> TASK TO COMPLETE: Find every line with "this" in it, then report how many there are and nothing more.

Recorded data

- - - - -

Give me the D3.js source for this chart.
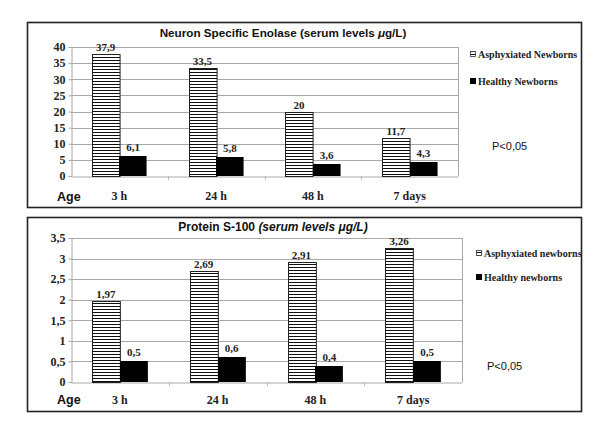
<!DOCTYPE html>
<html><head><meta charset="utf-8">
<script src="https://cdn.jsdelivr.net/npm/d3@7"></script>
<style>body{margin:0;background:#fff}</style>
</head><body>
<svg id="c" width="600" height="423"></svg>
<script>
const categories = ["3 h", "24 h", "48 h", "7 days"];
const nseAsphyxiated = [37.9, 33.5, 20, 11.7];
const nseHealthy = [6.1, 5.8, 3.6, 4.3];
const nseLabelsA = ["37,9", "33,5", "20", "11,7"];
const nseLabelsH = ["6,1", "5,8", "3,6", "4,3"];
const nseTicks = [0, 5, 10, 15, 20, 25, 30, 35, 40];
const s100Asphyxiated = [1.97, 2.69, 2.91, 3.26];
const s100Healthy = [0.5, 0.6, 0.4, 0.5];
const s100LabelsA = ["1,97", "2,69", "2,91", "3,26"];
const s100LabelsH = ["0,5", "0,6", "0,4", "0,5"];
const s100Ticks = [0, 0.5, 1, 1.5, 2, 2.5, 3, 3.5];
const s100TickLabels = ["0", "0,5", "1", "1,5", "2", "2,5", "3", "3,5"];

const svg = d3.select("#c");
const defs = svg.append("defs");
const pat = defs.append("pattern").attr("id", "stripes").attr("patternUnits", "userSpaceOnUse")
  .attr("width", 6).attr("height", 3);
pat.append("rect").attr("width", 6).attr("height", 3).attr("fill", "#fff");
pat.append("rect").attr("y", 0).attr("width", 6).attr("height", 1).attr("fill", "#111");

const serif = "'Liberation Serif','Times New Roman',serif";
const sans = "'Liberation Sans',Arial,sans-serif";

function panel(cfg) {
  const g = svg.append("g");
  g.append("rect").attr("x", cfg.box[0] + 0.5).attr("y", cfg.box[1] + 0.5)
    .attr("width", cfg.box[2]).attr("height", cfg.box[3])
    .attr("fill", "#fff").attr("stroke", "#222").attr("stroke-width", 1.6);

  const x = d3.scaleBand().domain(categories).range([cfg.x0, cfg.x1]).padding(0);
  const y = d3.scaleLinear().domain([0, cfg.max]).range([cfg.y0, cfg.y1]);
  const bw = x.bandwidth() * 0.285;

  // grid
  g.selectAll(".grid").data(cfg.ticks.filter(t => t > 0)).join("line")
    .attr("x1", cfg.x0).attr("x2", cfg.x1)
    .attr("y1", d => Math.round(y(d)) + 0.5).attr("y2", d => Math.round(y(d)) + 0.5)
    .attr("stroke", "#a8a8a8").attr("stroke-width", 1);
  g.append("line").attr("x1", cfg.x1 + 0.5).attr("x2", cfg.x1 + 0.5)
    .attr("y1", cfg.y1).attr("y2", cfg.y0).attr("stroke", "#a8a8a8");

  // y axis
  const ya = d3.axisLeft(y).tickValues(cfg.ticks).tickSize(3)
    .tickFormat((d, i) => cfg.tickLabels[i]);
  const yg = g.append("g").attr("transform", `translate(${cfg.x0 + 0.5},0)`).call(ya);
  yg.attr("font-family", serif);
  yg.select(".domain").attr("stroke", "#a8a8a8");
  yg.selectAll(".tick line").attr("stroke", "#a8a8a8");
  yg.selectAll("text").attr("font-family", serif).attr("font-weight", "bold")
    .attr("font-size", 12).attr("fill", "#222").attr("x", -6);

  // x axis
  const xa = d3.axisBottom(x).tickSize(0).tickPadding(cfg.catPad);
  const xg = g.append("g").attr("transform", `translate(0,${cfg.y0 + 0.5})`).call(xa);
  xg.attr("font-family", serif);
  xg.select(".domain").attr("stroke", "#a8a8a8");
  xg.selectAll("text").attr("font-family", serif).attr("font-weight", "bold")
    .attr("font-size", 12).attr("fill", "#222");
  g.selectAll(".bt").data(categories.slice(1)).join("line")
    .attr("x1", d => Math.round(x(d)) + 0.5).attr("x2", d => Math.round(x(d)) + 0.5)
    .attr("y1", cfg.y0).attr("y2", cfg.y0 + 4).attr("stroke", "#bbb");

  // bars
  const A = categories.map((c, i) => ({c, v: cfg.a[i], l: cfg.la[i]}));
  const H = categories.map((c, i) => ({c, v: cfg.h[i], l: cfg.lh[i]}));
  const cx = c => x(c) + x.bandwidth() / 2;
  g.selectAll(".ba").data(A).join("rect")
    .attr("x", d => Math.round(cx(d.c) - bw) + 0.5).attr("y", d => Math.round(y(d.v)) + 0.5)
    .attr("width", bw).attr("height", d => cfg.y0 - Math.round(y(d.v)))
    .attr("fill", "url(#stripes)").attr("stroke", "#222").attr("stroke-width", 1);
  g.selectAll(".bh").data(H).join("rect")
    .attr("x", d => Math.round(cx(d.c))).attr("y", d => Math.round(y(d.v)))
    .attr("width", bw).attr("height", d => cfg.y0 - Math.round(y(d.v)))
    .attr("fill", "#000");

  // value labels
  g.selectAll(".la").data(A).join("text")
    .attr("x", d => cx(d.c) - bw / 2).attr("y", d => y(d.v) - 3)
    .attr("text-anchor", "middle").attr("font-family", serif).attr("font-weight", "bold")
    .attr("font-size", 11).attr("fill", "#222").text(d => d.l);
  g.selectAll(".lh").data(H).join("text")
    .attr("x", d => cx(d.c) + bw / 2).attr("y", d => y(d.v) - 5)
    .attr("text-anchor", "middle").attr("font-family", serif).attr("font-weight", "bold")
    .attr("font-size", 11).attr("fill", "#222").text(d => d.l);

  // Age
  g.append("text").attr("x", 57).attr("y", cfg.ageY).attr("font-family", sans)
    .attr("font-weight", "bold").attr("font-size", 12.5).attr("fill", "#111").text("Age");

  // title
  const t = g.append("text").attr("x", cfg.titleX).attr("y", cfg.titleY).attr("text-anchor", "middle")
    .attr("font-family", sans).attr("font-weight", "bold").attr("font-size", cfg.titleSize).attr("fill", "#111");
  cfg.title.forEach(p => t.append("tspan").attr("font-style", p[1] ? "italic" : "normal").text(p[0]));

  // legend
  const lg = g.append("g");
  lg.append("rect").attr("x", cfg.legX + 0.5).attr("y", cfg.legY1 - 6.5).attr("width", 5).attr("height", 5)
    .attr("fill", "url(#stripes)").attr("stroke", "#333").attr("stroke-width", 0.8);
  lg.append("text").attr("x", cfg.legX + 8).attr("y", cfg.legY1).attr("font-family", serif)
    .attr("font-weight", "bold").attr("font-size", 10).attr("fill", "#222").text(cfg.leg[0]);
  lg.append("rect").attr("x", cfg.legX).attr("y", cfg.legY2 - 7).attr("width", 6).attr("height", 6)
    .attr("fill", "#000");
  lg.append("text").attr("x", cfg.legX + 8).attr("y", cfg.legY2).attr("font-family", serif)
    .attr("font-weight", "bold").attr("font-size", 10).attr("fill", "#222").text(cfg.leg[1]);

  g.append("text").attr("x", cfg.pX).attr("y", cfg.pY).attr("font-family", sans)
    .attr("font-size", 11).attr("fill", "#111").text("P<0,05");
}

panel({
  box: [27, 22, 554, 185], x0: 71, x1: 458, y0: 176, y1: 47, max: 40,
  ticks: nseTicks, tickLabels: nseTicks.map(String),
  a: nseAsphyxiated, h: nseHealthy, la: nseLabelsA, lh: nseLabelsH,
  catPad: 15, ageY: 201,
  title: [["Neuron Specific Enolase (serum levels ", false], ["\u03bc", true], ["g/L)", false]],
  titleX: 283, titleY: 37, titleSize: 11.7,
  leg: ["Asphyxiated Newborns", "Healthy Newborns"], legX: 470, legY1: 58, legY2: 85,
  pX: 492, pY: 150
});
panel({
  box: [27, 217, 554, 194], x0: 71, x1: 462, y0: 382, y1: 238, max: 3.5,
  ticks: s100Ticks, tickLabels: s100TickLabels,
  a: s100Asphyxiated, h: s100Healthy, la: s100LabelsA, lh: s100LabelsH,
  catPad: 13, ageY: 404,
  title: [["Protein S-100 ", false], ["(serum levels \u03bcg/L)", true]],
  titleX: 273, titleY: 231, titleSize: 12,
  leg: ["Asphyxiated newborns", "Healthy newborns"], legX: 476, legY1: 257, legY2: 281,
  pX: 487, pY: 370
});
</script>
</body></html>
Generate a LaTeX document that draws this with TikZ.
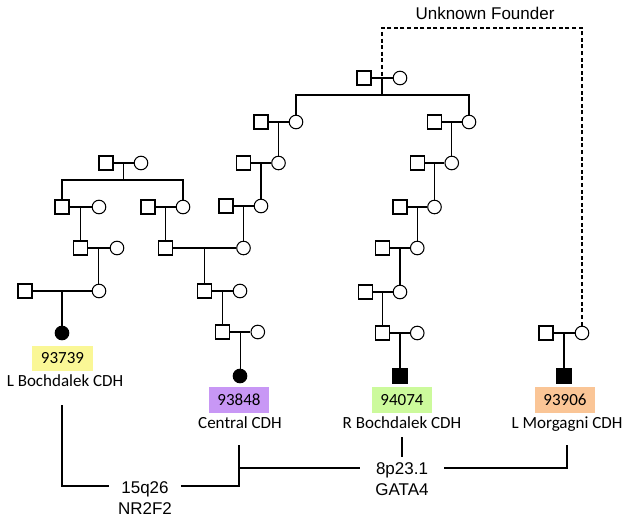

- - - - -

> RESULT: 2